- Location: Northern Territory
- Nearest city: Darwin
- Coordinates: 12°22′16″S 131°05′51″E﻿ / ﻿12.37111°S 131.09750°E
- Area: 123.0 km^{2} (47.5 sq mi)
- Established: 2000
- Governing body: Parks and Wildlife Commission of the Northern Territory
- Website: Official website

= Shoal Bay Coastal Reserve =

Protected area in the Northern Territory, Australia

Shoal Bay Coastal Reserve is a protected area in the Northern Territory of Australia.

It is situated approximately 35 km east of Darwin and protects a large area of eucalypt woodland and saline wetlands. The area is bounded by the Howard River to the west and Gunn Point to the east with all of Shoal Bay being found within the reserve, it also shares a common boundary with the Howard Springs Hunting Reserve and the Tree Point Conservation Area.

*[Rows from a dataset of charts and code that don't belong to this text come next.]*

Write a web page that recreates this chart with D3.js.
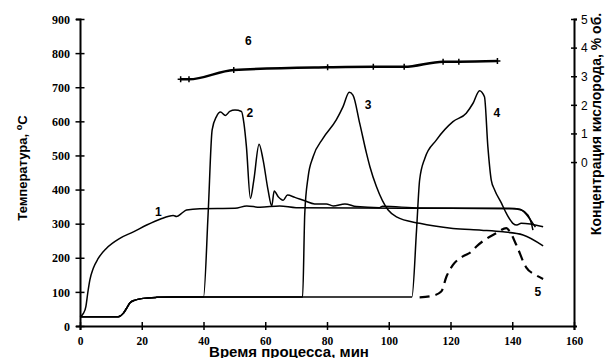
<!DOCTYPE html>
<html>
<head>
<meta charset="utf-8">
<script src="https://cdn.jsdelivr.net/npm/d3@7"></script>
<style>
  body { margin: 0; background: #fff; }
  svg { display: block; }
</style>
</head>
<body>
<div id="chart"></div>
<script>
// temperature curves, [time min, T °C]
const curve1 = [[0, 27], [1.1, 37], [1.9, 57], [2.5, 96], [3.2, 135], [4.3, 169], [5.9, 198], [8.6, 228],
  [12.9, 257], [17.3, 276], [21.6, 296], [25.9, 313], [30.2, 324], [31.3, 321], [32.9, 330], [34.5, 340],
  [38.8, 344], [50.2, 345], [54, 352], [58.3, 348], [64.7, 352], [70, 347], [90, 346], [120, 345],
  [140, 344], [142.9, 340], [145.1, 325], [146.2, 301], [146.7, 281]];

const baseline = [[0, 27], [12.4, 27], [14, 37], [15.1, 52], [16.2, 68], [17.8, 76], [20.5, 81], [24.8, 84], [30, 85]];

const curve2 = baseline.concat([[40, 85], [41.5, 330], [42.8, 575], [44.2, 614], [45.5, 627], [47.1, 617],
  [48.5, 629], [50.2, 633], [52.3, 629], [53.1, 594], [53.9, 526], [55.2, 374], [56.3, 428], [58, 533],
  [59.3, 487], [60.9, 399], [62.1, 352], [62.9, 396], [64.2, 379], [65.8, 369], [67.2, 384], [69.6, 377],
  [72.8, 367], [76, 358], [79.8, 358], [82, 352], [85.8, 358], [89.5, 350], [97, 347], [98, 351],
  [110, 346], [139, 345], [142.5, 342], [144.5, 328], [146.5, 303], [147.5, 290]]);

const curve3 = baseline.concat([[72.1, 85], [72.8, 330], [73.9, 438], [75.5, 496], [78.7, 550], [83, 604],
  [85.2, 643], [87.2, 685], [88.4, 677], [90.6, 594], [92.8, 506], [93.9, 467], [96, 409], [99.8, 340],
  [102.5, 320], [110, 301], [120.8, 286], [130, 281], [137, 276], [143.5, 267], [150, 235]]);

const curve4 = baseline.concat([[107.5, 85], [109, 281], [110, 428], [111.7, 492], [115.4, 545], [120.8, 599],
  [125.1, 624], [127.3, 653], [129.4, 690], [131, 672], [132.1, 526], [133.2, 428], [134.3, 399],
  [136.5, 360], [138.1, 330], [140.2, 301], [141.5, 296], [142.9, 301], [150, 291]]);

const curve5 = [[110, 84], [114, 88], [117, 101], [118.7, 145], [120.8, 179], [124, 204], [126.8, 218],
  [128.4, 233], [134.8, 272], [138.1, 287], [139.2, 277], [141.3, 238], [144.5, 172], [147.7, 149], [150, 138]];

// oxygen concentration, [time min, % vol]
const curve6 = [[32.6, 2.89], [35.3, 2.89], [49.8, 3.22], [80.2, 3.31], [95, 3.33], [105, 3.33],
  [117.6, 3.51], [122.7, 3.51], [135.2, 3.53]];

const curveLabels = [
  { text: "1", t: 25.4, v: 335 },
  { text: "2", t: 55, v: 625 },
  { text: "3", t: 93.3, v: 648 },
  { text: "4", t: 135, v: 625 },
  { text: "5", t: 148.3, v: 100 },
  { text: "6", t: 54.5, v: 835 }
];

const xTicks = [0, 20, 40, 60, 80, 100, 120, 140, 160];
const yTicks = [0, 100, 200, 300, 400, 500, 600, 700, 800, 900];
const y2Ticks = [0, 1, 2, 3, 4, 5];

const width = 605, height = 358;

const svg = d3.select("#chart").append("svg")
  .attr("width", width)
  .attr("height", height);

const x = d3.scaleLinear().domain([0, 160]).range([80, 574]);
const y = d3.scaleLinear().domain([0, 900]).range([326, 19]);
const y2 = d3.scaleLinear().domain([-5.73, 5]).range([326, 19]);

// axes
const xAxis = svg.append("g")
  .attr("transform", "translate(0,326)")
  .call(d3.axisBottom(x).tickValues(xTicks).tickSizeOuter(0).tickSize(4));
xAxis.selectAll(".tick line").attr("y1", -4).attr("y2", 4);
xAxis.selectAll(".tick text")
  .attr("y", 18.5).attr("dy", 0)
  .style("font-family", "'Liberation Serif', serif")
  .style("font-weight", "bold")
  .style("font-size", "11.5px");

const yAxis = svg.append("g")
  .attr("transform", "translate(80,0)")
  .call(d3.axisLeft(y).tickValues(yTicks).tickSizeOuter(0).tickSize(4));
yAxis.selectAll(".tick line").attr("x1", -4.5).attr("x2", 4.5);
yAxis.selectAll(".tick text")
  .attr("x", -10).attr("dy", "0.35em")
  .style("font-family", "'Liberation Serif', serif")
  .style("font-weight", "bold")
  .style("font-size", "12px");

const y2Axis = svg.append("g")
  .attr("transform", "translate(574,0)")
  .call(d3.axisRight(y2).tickValues(y2Ticks).tickSizeOuter(0).tickSize(3));
y2Axis.selectAll(".tick line").attr("x1", -3).attr("x2", 3);
y2Axis.selectAll(".tick text")
  .attr("x", 7).attr("dy", "0.35em")
  .style("font-family", "'Liberation Sans', Arial, sans-serif")
  .style("font-size", "12px");

svg.selectAll(".domain").attr("stroke", "#000").attr("stroke-width", 2);
svg.selectAll(".tick line").attr("stroke", "#000").attr("stroke-width", 1.5);
svg.selectAll(".tick text").attr("fill", "#000");

// axis titles
const titleFont = "'Liberation Sans', Arial, sans-serif";

svg.append("text")
  .attr("x", 289).attr("y", 357)
  .attr("text-anchor", "middle")
  .style("font-family", titleFont).style("font-weight", "bold").style("font-size", "15px")
  .text("Время процесса, мин");

const yTitle = svg.append("text")
  .attr("transform", "translate(27,168) rotate(-90)")
  .attr("text-anchor", "middle")
  .style("font-family", titleFont).style("font-weight", "bold").style("font-size", "13px");
yTitle.append("tspan").text("Температура, ");
yTitle.append("tspan").attr("dy", -5).style("font-size", "9px").text("o");
yTitle.append("tspan").attr("dy", 5).text("C");

svg.append("text")
  .attr("transform", "translate(601,124) rotate(-90)")
  .attr("text-anchor", "middle")
  .style("font-family", titleFont).style("font-weight", "bold").style("font-size", "14px")
  .text("Концентрация  кислорода, % об.");

// lines
const line = d3.line()
  .x(d => x(d[0]))
  .y(d => y(d[1]))
  .curve(d3.curveMonotoneX);

const line2 = d3.line()
  .x(d => x(d[0]))
  .y(d => y2(d[1]))
  .curve(d3.curveMonotoneX);

const plot = svg.append("g").attr("fill", "none").attr("stroke", "#000");

[curve1, curve2, curve3, curve4].forEach(c => {
  plot.append("path")
    .attr("d", line(c))
    .attr("stroke-width", 1.5);
});

plot.append("path")
  .attr("d", line(curve5))
  .attr("stroke-width", 2.2)
  .attr("stroke-dasharray", "10,6");

plot.append("path")
  .attr("d", line2(curve6))
  .attr("stroke-width", 2.5);

plot.selectAll(".marker")
  .data(curve6)
  .enter()
  .append("path")
  .attr("class", "marker")
  .attr("d", d => {
    const cx = x(d[0]), cy = y2(d[1]);
    return `M${cx - 3},${cy}H${cx + 3}M${cx},${cy - 3}V${cy + 3}`;
  })
  .attr("stroke-width", 1.5);

// curve numbers
svg.selectAll(".clabel")
  .data(curveLabels)
  .enter()
  .append("text")
  .attr("class", "clabel")
  .attr("x", d => x(d.t))
  .attr("y", d => y(d.v))
  .attr("text-anchor", "middle")
  .attr("dy", "0.35em")
  .style("font-family", titleFont)
  .style("font-weight", "bold")
  .style("font-size", "12px")
  .text(d => d.text);
</script>
</body>
</html>
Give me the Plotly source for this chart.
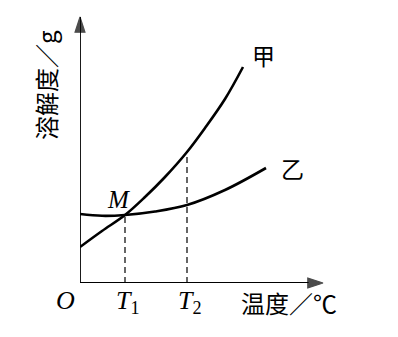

It consists of extensive sand and mud-flats with much of the bay exposed at low tide. Numerous swamps surround the bay with remnants of a monsoon vine forest. Patches of rainforest are also found around the margins of the tidal area. The tidal flats are a known feeding and roosting area for migratory shorebirds in their non-breeding season. Aggregations of up to 5,000 waterbirds can be found in freshwater areas when the larger areas further south are dry.

The area is home to three threatened species of plant: Cycas armstrongii, Ptychosperma macarthurii and Utricularia dunstaniae. The area is also home to eleven threatened species of animal including Australian bustard, red goshawk, northern quoll, flatback turtle and dwarf sawfish.

The traditional owners of the area are the Larrakia people. Several large shell middens left by these people can be found in the upland intrusions into the swamp areas.

The coastal reserve is categorised as an IUCN Category VI protected area.